WASHINGTON — US firm SpaceX aims for its next big launch into orbit Sunday — the first of 12 flights in its $1.6 billion contract with NASA to bring supplies to and from the international space station.
The launch is the next step in American efforts to commercialize the space industry, in the hope of keeping down costs and spreading them among a wider group than governments alone.
SpaceX, owned by billionaire Paypal co-founder Elon Musk, is one of several private companies working with the US space agency to send flights to and from the space station. NASA has been relying on Russian spacecraft for the last year, after retiring its fleet of shuttles.
On Sunday, SpaceX’s Falcon 9 rocket is scheduled to fire at 8:35 pm (0035 GMT) to launch the company’s Dragon capsule from Florida’s Cape Canaveral into orbit, loaded with around 1,000 pounds (455 kilograms) of supplies.
However, the latest reports indicate that a 40 percent chance of unfavorable weather could push the launch back one or two days.
This is to be SpaceX’s second flight this year: in May, the company proved its mettle with a test flight to the ISS, conducting a near flawless nine-day trip to deliver cargo to the $100 billion orbiting outpost — the first time a commercial outfit had sent its own capsule there and back.
Musk said he aims to massively expand the program.
“Next year, we’re aiming to do probably four to six launches and then double it again the year after,” he said during an online “hangout” on Google+.
“The ultimate thing is to try to get spaceflight as routine as air flight. I don’t think it can quite get there but it can get closer than it has been in the past,” he said.
Like traveling by airplane, Musk said he hopes one of the payoffs will be that everyday people, not just the rich, can one day afford a seat.
“Right now there are a lot of people that buy seats on the Russian Soyuz,” he said. “If we could offer them at a lower cost, we could expand the market.” “Perhaps it can be brought down to being only 10 times more expensive” than a seat on an airplane, he said. “It can happen. If we can make rapidly and fully reusable spacecraft.”
NASA administrator Charles Bolden added that part of commercializing the space industry will mean the private sector building new low-orbit destinations where companies can use the zero gravity environment for things like materials processing and pharmaceuticals research.
“That’s what we’re trying to do, is facilitate the true development of a real commercial industry where the government is an anchor tenant but not the primary source of income,” Bolden noted, during the Google+ chat.
SpaceX says it has 50 launches planned — both NASA missions and commercial flights — representing about $4 billion in contracts.
But the cargo on Sunday’s launch is all government: the manifest lists supplies from the Japanese and European space agencies, in addition to ones from NASA.

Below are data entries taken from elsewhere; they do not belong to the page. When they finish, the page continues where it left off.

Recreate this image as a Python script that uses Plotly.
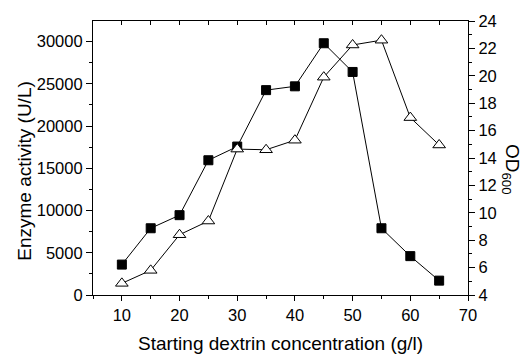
import plotly.graph_objects as go

conc = [10, 15, 20, 25, 30, 35, 40, 45, 50, 55, 60, 65]
enzyme_activity = [3600, 7900, 9450, 15950, 17570, 24250, 24700, 29800, 26400, 7900, 4600, 1700]
od600 = [4.85, 5.8, 8.4, 9.4, 14.65, 14.6, 15.3, 19.9, 22.25, 22.6, 16.95, 14.95]

x_ticks = [10, 20, 30, 40, 50, 60, 70]
y1_ticks = [0, 5000, 10000, 15000, 20000, 25000, 30000]
y1_labels = ["0", "5000", "10000", "15000", "20000", "25000", "30000"]
y2_ticks = [4, 6, 8, 10, 12, 14, 16, 18, 20, 22, 24]

FONT = "Arial, Liberation Sans, sans-serif"

fig = go.Figure()
fig.add_trace(go.Scatter(
    x=conc, y=enzyme_activity, mode="lines+markers", yaxis="y",
    line=dict(color="black", width=1),
    marker=dict(symbol="square", size=9, color="black", line=dict(color="black", width=1)),
    showlegend=False))
fig.add_trace(go.Scatter(
    x=conc, y=od600, mode="lines+markers", yaxis="y2",
    line=dict(color="black", width=1),
    marker=dict(symbol="triangle-up", size=11, color="white", line=dict(color="black", width=1)),
    showlegend=False))
fig.add_trace(go.Scatter(x=[10], y=[0], xaxis="x2", mode="markers",
                         marker=dict(opacity=0), hoverinfo="skip", showlegend=False))

axis_common = dict(showgrid=False, zeroline=False, showline=True, linecolor="black", linewidth=1.2,
                   tickcolor="black", tickfont=dict(family=FONT, size=16.5, color="black"))

fig.update_layout(
    width=523, height=356,
    margin=dict(l=93, r=55, t=15, b=61),
    paper_bgcolor="white", plot_bgcolor="white",
    xaxis=dict(range=[5, 70], tickvals=x_ticks, ticks="outside", ticklen=5,
               minor=dict(ticks="outside", ticklen=3, dtick=5, tick0=5, tickcolor="black"),
               **axis_common),
    xaxis2=dict(range=[5, 70], overlaying="x", side="top", tickvals=list(range(10, 70, 5)),
                ticks="inside", ticklen=4, showticklabels=False, **axis_common),
    yaxis=dict(range=[0, 32432], tickvals=y1_ticks, ticktext=y1_labels, ticks="outside", ticklen=6,
               minor=dict(ticks="outside", ticklen=3, dtick=2500, tick0=0, tickcolor="black"),
               **axis_common),
    yaxis2=dict(range=[4, 24], overlaying="y", side="right", tickvals=y2_ticks, ticks="outside",
                ticklen=6, minor=dict(ticks="outside", ticklen=3, dtick=1, tick0=0, tickcolor="black"),
                **axis_common),
    annotations=[
        dict(text="Starting dextrin concentration (g/l)", xref="paper", yref="paper",
             x=0.5, y=0, yshift=-48, xanchor="center", yanchor="middle", showarrow=False,
             font=dict(family=FONT, size=19, color="black")),
        dict(text="Enzyme activity (U/L)", xref="paper", yref="paper",
             x=0, xshift=-68, y=0.45, xanchor="center", yanchor="middle", textangle=-90,
             showarrow=False, font=dict(family=FONT, size=19, color="black")),
        dict(text="OD<sub>600</sub>", xref="paper", yref="paper",
             x=1, xshift=43, y=0.46, xanchor="center", yanchor="middle", textangle=90,
             showarrow=False, font=dict(family=FONT, size=19, color="black")),
    ],
)

fig.write_html("out.html")
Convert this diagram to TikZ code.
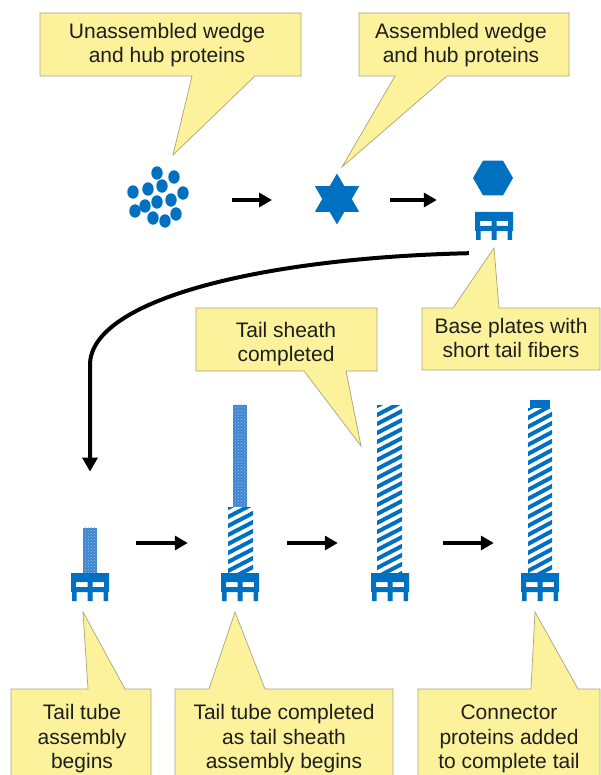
\documentclass[tikz,border=0pt]{standalone}
\usepackage{fontspec}
\setmainfont{Liberation Sans}
\usetikzlibrary{arrows.meta,shapes.geometric,patterns}

\definecolor{phage}{RGB}{0,112,192}
\definecolor{tubeblue}{RGB}{62,132,206}
\definecolor{tubedots}{RGB}{150,196,236}
\definecolor{notefill}{RGB}{252,242,155}
\definecolor{noteline}{RGB}{170,165,125}
\definecolor{notetext}{RGB}{30,30,30}

\tikzset{
  note/.style={fill=notefill, draw=noteline, line width=0.7pt},
  notetxt/.style={align=center, text=notetext, inner sep=0pt,
    font=\fontsize{21}{24.5}\selectfont},
  flow/.style={line width=4.5pt, -{Triangle[length=13pt,width=14pt]}},
  ghost/.style={inner sep=0pt, minimum width=38pt, minimum height=10pt},
  sheath/.style={draw=phage, line width=4pt},
  tube/.style={inner sep=0pt, minimum width=14pt, anchor=south,
    preaction={fill=tubeblue}, pattern=crosshatch dots, pattern color=tubedots},
  baseplate/.pic={
    \fill[phage] (-19,0) rectangle (19,9)
      (-19,9) rectangle (-14,19) (-2.5,9) rectangle (2.5,19) (14,9) rectangle (19,19)
      (-19,14) rectangle (19,19)
      (-18,19) rectangle (-13.5,28) (-2.5,19) rectangle (2.5,28) (13.5,19) rectangle (18,28);
  }
}

\begin{document}
\begin{tikzpicture}[x=1pt,y=-1pt]

\useasboundingbox (0,0) rectangle (600,775);
\fill[white] (0,0) rectangle (600,775);

% callouts
\draw[note] (40,13) -- (301,13) -- (301,76) -- (255,76) -- (173,155) -- (192,76) -- (40,76) -- cycle;
\node[notetxt] (t1) at (167,45) {Unassembled wedge\\and hub proteins};

\draw[note] (359,13) -- (569,13) -- (569,76) -- (447,76) -- (342,167) -- (395,76) -- (359,76) -- cycle;
\node[notetxt] (t2) at (461,45) {Assembled wedge\\and hub proteins};

\draw[note] (196,308) -- (377,308) -- (377,371) -- (346,371) -- (361,446) -- (304,371) -- (196,371) -- cycle;
\node[notetxt] (t3) at (286,344) {Tail sheath\\completed};

\draw[note] (422,308) -- (453,308) -- (494,248) -- (499,308) -- (600,308) -- (600,370) -- (422,370) -- cycle;
\node[notetxt] (t4) at (511,338) {Base plates with\\short tail fibers};

\draw[note] (11,689) -- (88,689) -- (83,612) -- (125,689) -- (151,689) -- (151,780) -- (11,780) -- cycle;
\node[notetxt] (t5) at (82,739) {Tail tube\\assembly\\begins};

\draw[note] (175,689) -- (209,689) -- (235,612) -- (265,689) -- (393,689) -- (393,780) -- (175,780) -- cycle;
\node[notetxt] (t6) at (284,739) {Tail tube completed\\as tail sheath\\assembly begins};

\draw[note] (418,689) -- (531,689) -- (535,612) -- (578,689) -- (600,689) -- (600,780) -- (418,780) -- cycle;
\node[notetxt] (t7) at (509,739) {Connector\\proteins added\\to complete tail};

% wedge and hub proteins
\foreach \x/\y in {157/173, 174/177, 162/186, 148/189, 133/192, 183/193, 157/202,
                   171/200, 145/206, 135/211, 176/214, 153/218, 165/221}
  \fill[phage] (\x,\y) ellipse (5.7 and 6.7);
\node[inner sep=0pt, minimum size=60pt] (free) at (157,200) {};

\node[star, star points=6, star point ratio=1.73, fill=phage, inner sep=0pt,
      minimum size=51pt] (star) at (337,199) {};

\node[regular polygon, regular polygon sides=6, fill=phage, inner sep=0pt,
      minimum size=40pt] (hub) at (493,178) {};
\pic at (494,212) {baseplate};
\node[inner sep=0pt, minimum width=40pt, minimum height=82pt] (plateA) at (493,200) {};

\draw[flow, shorten <=45pt, shorten >=50pt] (free.east) -- (star.west |- free.east);
\draw[flow, shorten <=38pt, shorten >=36pt] (star.east |- plateA.west) -- (plateA.west);

% tails
\pic at (90,573) {baseplate};
\node[tube, minimum height=45pt] (tubeA) at (90,573) {};

\pic at (240,573) {baseplate};
\node[tube, minimum height=102pt] (tubeB) at (240,507) {};
\begin{scope}
  \clip (228,507) rectangle (253,573);
  \foreach \k in {0,...,9}
    \draw[sheath] (226,509+9*\k) -- ++(29,-15);
\end{scope}

\pic at (390,573) {baseplate};
\begin{scope}
  \clip (377,405) rectangle (402,573);
  \foreach \k in {0,...,20}
    \draw[sheath] (375,407+9*\k) -- ++(29,-15);
\end{scope}

\pic at (540,573) {baseplate};
\fill[phage] (530,400) rectangle (550,408);
\begin{scope}
  \clip (528,408) rectangle (552,573);
  \foreach \k in {0,...,20}
    \draw[sheath] (526,410+9*\k) -- ++(28,-15);
\end{scope}

\node[ghost] (tailA) at (90,543) {};
\node[ghost] (tailB) at (240,543) {};
\node[ghost] (tailC) at (390,543) {};
\node[ghost] (tailD) at (540,543) {};

\draw[flow, shorten <=27pt, shorten >=33pt] (tailA) -- (tailB);
\draw[flow, shorten <=28pt, shorten >=33pt] (tailB) -- (tailC);
\draw[flow, shorten <=34pt, shorten >=27pt] (tailC) -- (tailD);

\draw[flow, line width=4pt, -{Triangle[length=14pt,width=15pt]}, shorten >=56pt]
  ([xshift=-4pt,yshift=-12pt]plateA.south west) .. controls (260,258) and (90,300) .. (90,365)
  -- (tubeA.north);

\end{tikzpicture}
\end{document}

Jeff Foust, an aerospace consultant and the editor of TheSpaceReview.com said the industry is at the start of “a very slow transition” from something that is all government to something involving the private sector.
“NASA can’t keep doing everything. At some point it has to start turning over the things that are more routine,” like ferrying supplies to the space station.
If Sunday’s launch goes as planned, the Dragon capsule should reach the space station by Wednesday, where it should stay for two weeks. It is scheduled to return to Earth — splashing down off the coast of southern California — on October 28, carrying about 734 pounds (333 kilograms) of scientific materials.
So far, SpaceX has only sent unmanned flights into orbit, but the company aims to send a manned flight within the next three or four years. It is under a separate contract with NASA to refine the capsule to make it crew-capable.